**Data segment:**
--*--

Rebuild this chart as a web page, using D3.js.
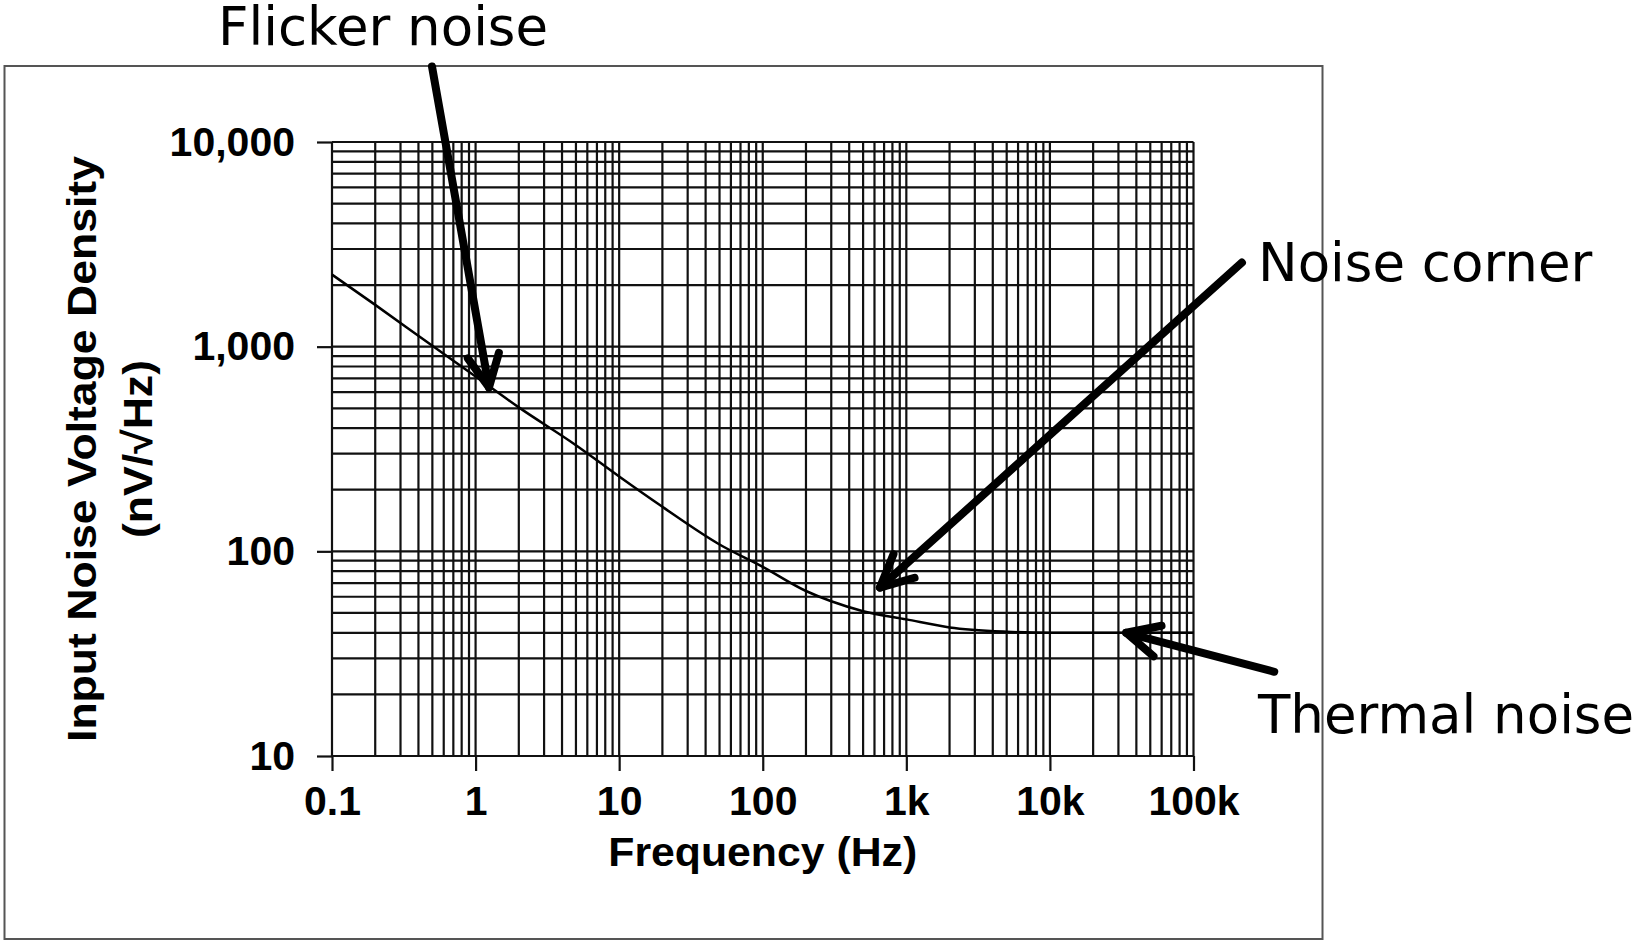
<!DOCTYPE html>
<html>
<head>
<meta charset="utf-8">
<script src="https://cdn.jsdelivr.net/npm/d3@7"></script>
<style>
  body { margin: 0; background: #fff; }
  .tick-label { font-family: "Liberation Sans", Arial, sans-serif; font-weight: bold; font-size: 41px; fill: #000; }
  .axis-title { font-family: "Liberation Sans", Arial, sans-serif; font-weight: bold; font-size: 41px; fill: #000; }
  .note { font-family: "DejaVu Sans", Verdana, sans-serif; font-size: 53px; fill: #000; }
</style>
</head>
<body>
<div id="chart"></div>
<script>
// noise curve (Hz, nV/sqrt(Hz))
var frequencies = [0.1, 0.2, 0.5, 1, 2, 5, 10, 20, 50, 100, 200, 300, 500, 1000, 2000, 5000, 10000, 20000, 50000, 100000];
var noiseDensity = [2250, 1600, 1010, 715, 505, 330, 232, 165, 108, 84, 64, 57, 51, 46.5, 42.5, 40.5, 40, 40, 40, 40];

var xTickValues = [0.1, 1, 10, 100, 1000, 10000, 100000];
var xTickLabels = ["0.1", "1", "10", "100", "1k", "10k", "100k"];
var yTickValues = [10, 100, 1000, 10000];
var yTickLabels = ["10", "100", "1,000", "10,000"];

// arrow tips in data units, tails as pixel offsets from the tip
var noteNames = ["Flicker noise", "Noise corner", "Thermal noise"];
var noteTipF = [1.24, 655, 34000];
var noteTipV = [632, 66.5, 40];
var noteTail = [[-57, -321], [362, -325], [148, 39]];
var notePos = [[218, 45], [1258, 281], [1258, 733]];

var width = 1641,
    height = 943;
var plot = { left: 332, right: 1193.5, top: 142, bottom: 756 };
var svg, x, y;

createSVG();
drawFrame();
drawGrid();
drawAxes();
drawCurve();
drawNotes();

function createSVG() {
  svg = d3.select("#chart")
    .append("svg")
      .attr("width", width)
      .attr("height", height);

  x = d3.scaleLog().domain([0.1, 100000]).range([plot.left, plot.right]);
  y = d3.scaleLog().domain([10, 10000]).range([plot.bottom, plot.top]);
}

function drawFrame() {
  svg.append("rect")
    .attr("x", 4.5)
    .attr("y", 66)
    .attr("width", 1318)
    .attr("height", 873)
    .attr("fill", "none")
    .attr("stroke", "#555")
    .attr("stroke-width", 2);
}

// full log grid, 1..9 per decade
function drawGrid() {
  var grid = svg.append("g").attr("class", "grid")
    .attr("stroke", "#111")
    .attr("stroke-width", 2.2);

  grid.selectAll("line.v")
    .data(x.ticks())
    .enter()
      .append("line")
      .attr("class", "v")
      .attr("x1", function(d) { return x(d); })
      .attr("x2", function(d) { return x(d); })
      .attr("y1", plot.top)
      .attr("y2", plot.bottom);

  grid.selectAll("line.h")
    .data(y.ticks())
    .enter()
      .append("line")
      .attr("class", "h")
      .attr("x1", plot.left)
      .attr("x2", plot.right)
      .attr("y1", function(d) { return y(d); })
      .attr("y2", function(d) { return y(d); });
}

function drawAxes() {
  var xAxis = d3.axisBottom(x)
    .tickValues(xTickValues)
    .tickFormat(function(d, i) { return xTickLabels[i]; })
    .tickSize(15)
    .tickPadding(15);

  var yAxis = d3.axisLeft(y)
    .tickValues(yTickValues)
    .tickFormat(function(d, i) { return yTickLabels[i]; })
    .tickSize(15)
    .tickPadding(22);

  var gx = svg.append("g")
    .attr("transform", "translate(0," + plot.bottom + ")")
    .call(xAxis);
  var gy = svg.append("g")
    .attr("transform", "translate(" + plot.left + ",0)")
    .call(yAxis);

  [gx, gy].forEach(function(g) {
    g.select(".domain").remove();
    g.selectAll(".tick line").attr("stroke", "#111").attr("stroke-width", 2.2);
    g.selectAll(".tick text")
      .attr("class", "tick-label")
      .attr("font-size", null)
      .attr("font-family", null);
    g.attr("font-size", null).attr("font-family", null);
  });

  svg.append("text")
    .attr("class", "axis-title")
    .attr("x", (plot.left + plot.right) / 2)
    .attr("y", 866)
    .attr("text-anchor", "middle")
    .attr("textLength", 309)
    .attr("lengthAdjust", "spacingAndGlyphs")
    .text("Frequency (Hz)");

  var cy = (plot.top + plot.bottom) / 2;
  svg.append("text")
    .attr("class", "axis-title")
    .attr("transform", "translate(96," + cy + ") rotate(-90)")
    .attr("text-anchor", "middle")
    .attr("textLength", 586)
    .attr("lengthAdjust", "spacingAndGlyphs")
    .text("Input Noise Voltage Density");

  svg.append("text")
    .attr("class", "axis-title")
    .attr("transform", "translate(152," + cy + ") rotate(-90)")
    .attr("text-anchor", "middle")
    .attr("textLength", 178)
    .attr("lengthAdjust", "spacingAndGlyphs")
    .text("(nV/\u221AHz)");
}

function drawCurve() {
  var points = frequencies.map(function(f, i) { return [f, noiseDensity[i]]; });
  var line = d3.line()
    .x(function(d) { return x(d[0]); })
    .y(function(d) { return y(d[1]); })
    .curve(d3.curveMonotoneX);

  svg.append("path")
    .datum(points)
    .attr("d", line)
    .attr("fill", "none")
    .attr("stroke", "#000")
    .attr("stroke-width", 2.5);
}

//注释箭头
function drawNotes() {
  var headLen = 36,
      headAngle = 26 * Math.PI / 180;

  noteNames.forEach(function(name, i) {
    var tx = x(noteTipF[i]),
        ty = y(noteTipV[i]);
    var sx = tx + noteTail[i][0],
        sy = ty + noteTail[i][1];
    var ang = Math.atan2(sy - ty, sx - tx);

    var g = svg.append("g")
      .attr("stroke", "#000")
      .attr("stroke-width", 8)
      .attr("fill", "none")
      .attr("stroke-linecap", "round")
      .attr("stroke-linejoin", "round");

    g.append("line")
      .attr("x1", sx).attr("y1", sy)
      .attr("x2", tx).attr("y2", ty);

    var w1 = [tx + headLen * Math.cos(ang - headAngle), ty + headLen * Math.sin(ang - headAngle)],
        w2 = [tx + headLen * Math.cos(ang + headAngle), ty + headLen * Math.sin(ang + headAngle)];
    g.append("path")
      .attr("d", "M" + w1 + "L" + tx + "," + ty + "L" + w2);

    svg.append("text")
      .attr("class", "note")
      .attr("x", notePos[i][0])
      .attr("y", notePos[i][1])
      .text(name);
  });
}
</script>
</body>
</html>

--*--

**What is required:** Without including any pictures, print all of the material exactly as given.

**Complete response:**
Rebuild this chart as a web page, using D3.js.
<!DOCTYPE html>
<html>
<head>
<meta charset="utf-8">
<script src="https://cdn.jsdelivr.net/npm/d3@7"></script>
<style>
  body { margin: 0; background: #fff; }
  .tick-label { font-family: "Liberation Sans", Arial, sans-serif; font-weight: bold; font-size: 41px; fill: #000; }
  .axis-title { font-family: "Liberation Sans", Arial, sans-serif; font-weight: bold; font-size: 41px; fill: #000; }
  .note { font-family: "DejaVu Sans", Verdana, sans-serif; font-size: 53px; fill: #000; }
</style>
</head>
<body>
<div id="chart"></div>
<script>
// noise curve (Hz, nV/sqrt(Hz))
var frequencies = [0.1, 0.2, 0.5, 1, 2, 5, 10, 20, 50, 100, 200, 300, 500, 1000, 2000, 5000, 10000, 20000, 50000, 100000];
var noiseDensity = [2250, 1600, 1010, 715, 505, 330, 232, 165, 108, 84, 64, 57, 51, 46.5, 42.5, 40.5, 40, 40, 40, 40];

var xTickValues = [0.1, 1, 10, 100, 1000, 10000, 100000];
var xTickLabels = ["0.1", "1", "10", "100", "1k", "10k", "100k"];
var yTickValues = [10, 100, 1000, 10000];
var yTickLabels = ["10", "100", "1,000", "10,000"];

// arrow tips in data units, tails as pixel offsets from the tip
var noteNames = ["Flicker noise", "Noise corner", "Thermal noise"];
var noteTipF = [1.24, 655, 34000];
var noteTipV = [632, 66.5, 40];
var noteTail = [[-57, -321], [362, -325], [148, 39]];
var notePos = [[218, 45], [1258, 281], [1258, 733]];

var width = 1641,
    height = 943;
var plot = { left: 332, right: 1193.5, top: 142, bottom: 756 };
var svg, x, y;

createSVG();
drawFrame();
drawGrid();
drawAxes();
drawCurve();
drawNotes();

function createSVG() {
  svg = d3.select("#chart")
    .append("svg")
      .attr("width", width)
      .attr("height", height);

  x = d3.scaleLog().domain([0.1, 100000]).range([plot.left, plot.right]);
  y = d3.scaleLog().domain([10, 10000]).range([plot.bottom, plot.top]);
}

function drawFrame() {
  svg.append("rect")
    .attr("x", 4.5)
    .attr("y", 66)
    .attr("width", 1318)
    .attr("height", 873)
    .attr("fill", "none")
    .attr("stroke", "#555")
    .attr("stroke-width", 2);
}

// full log grid, 1..9 per decade
function drawGrid() {
  var grid = svg.append("g").attr("class", "grid")
    .attr("stroke", "#111")
    .attr("stroke-width", 2.2);

  grid.selectAll("line.v")
    .data(x.ticks())
    .enter()
      .append("line")
      .attr("class", "v")
      .attr("x1", function(d) { return x(d); })
      .attr("x2", function(d) { return x(d); })
      .attr("y1", plot.top)
      .attr("y2", plot.bottom);

  grid.selectAll("line.h")
    .data(y.ticks())
    .enter()
      .append("line")
      .attr("class", "h")
      .attr("x1", plot.left)
      .attr("x2", plot.right)
      .attr("y1", function(d) { return y(d); })
      .attr("y2", function(d) { return y(d); });
}

function drawAxes() {
  var xAxis = d3.axisBottom(x)
    .tickValues(xTickValues)
    .tickFormat(function(d, i) { return xTickLabels[i]; })
    .tickSize(15)
    .tickPadding(15);

  var yAxis = d3.axisLeft(y)
    .tickValues(yTickValues)
    .tickFormat(function(d, i) { return yTickLabels[i]; })
    .tickSize(15)
    .tickPadding(22);

  var gx = svg.append("g")
    .attr("transform", "translate(0," + plot.bottom + ")")
    .call(xAxis);
  var gy = svg.append("g")
    .attr("transform", "translate(" + plot.left + ",0)")
    .call(yAxis);

  [gx, gy].forEach(function(g) {
    g.select(".domain").remove();
    g.selectAll(".tick line").attr("stroke", "#111").attr("stroke-width", 2.2);
    g.selectAll(".tick text")
      .attr("class", "tick-label")
      .attr("font-size", null)
      .attr("font-family", null);
    g.attr("font-size", null).attr("font-family", null);
  });

  svg.append("text")
    .attr("class", "axis-title")
    .attr("x", (plot.left + plot.right) / 2)
    .attr("y", 866)
    .attr("text-anchor", "middle")
    .attr("textLength", 309)
    .attr("lengthAdjust", "spacingAndGlyphs")
    .text("Frequency (Hz)");

  var cy = (plot.top + plot.bottom) / 2;
  svg.append("text")
    .attr("class", "axis-title")
    .attr("transform", "translate(96," + cy + ") rotate(-90)")
    .attr("text-anchor", "middle")
    .attr("textLength", 586)
    .attr("lengthAdjust", "spacingAndGlyphs")
    .text("Input Noise Voltage Density");

  svg.append("text")
    .attr("class", "axis-title")
    .attr("transform", "translate(152," + cy + ") rotate(-90)")
    .attr("text-anchor", "middle")
    .attr("textLength", 178)
    .attr("lengthAdjust", "spacingAndGlyphs")
    .text("(nV/\u221AHz)");
}

function drawCurve() {
  var points = frequencies.map(function(f, i) { return [f, noiseDensity[i]]; });
  var line = d3.line()
    .x(function(d) { return x(d[0]); })
    .y(function(d) { return y(d[1]); })
    .curve(d3.curveMonotoneX);

  svg.append("path")
    .datum(points)
    .attr("d", line)
    .attr("fill", "none")
    .attr("stroke", "#000")
    .attr("stroke-width", 2.5);
}

//注释箭头
function drawNotes() {
  var headLen = 36,
      headAngle = 26 * Math.PI / 180;

  noteNames.forEach(function(name, i) {
    var tx = x(noteTipF[i]),
        ty = y(noteTipV[i]);
    var sx = tx + noteTail[i][0],
        sy = ty + noteTail[i][1];
    var ang = Math.atan2(sy - ty, sx - tx);

    var g = svg.append("g")
      .attr("stroke", "#000")
      .attr("stroke-width", 8)
      .attr("fill", "none")
      .attr("stroke-linecap", "round")
      .attr("stroke-linejoin", "round");

    g.append("line")
      .attr("x1", sx).attr("y1", sy)
      .attr("x2", tx).attr("y2", ty);

    var w1 = [tx + headLen * Math.cos(ang - headAngle), ty + headLen * Math.sin(ang - headAngle)],
        w2 = [tx + headLen * Math.cos(ang + headAngle), ty + headLen * Math.sin(ang + headAngle)];
    g.append("path")
      .attr("d", "M" + w1 + "L" + tx + "," + ty + "L" + w2);

    svg.append("text")
      .attr("class", "note")
      .attr("x", notePos[i][0])
      .attr("y", notePos[i][1])
      .text(name);
  });
}
</script>
</body>
</html>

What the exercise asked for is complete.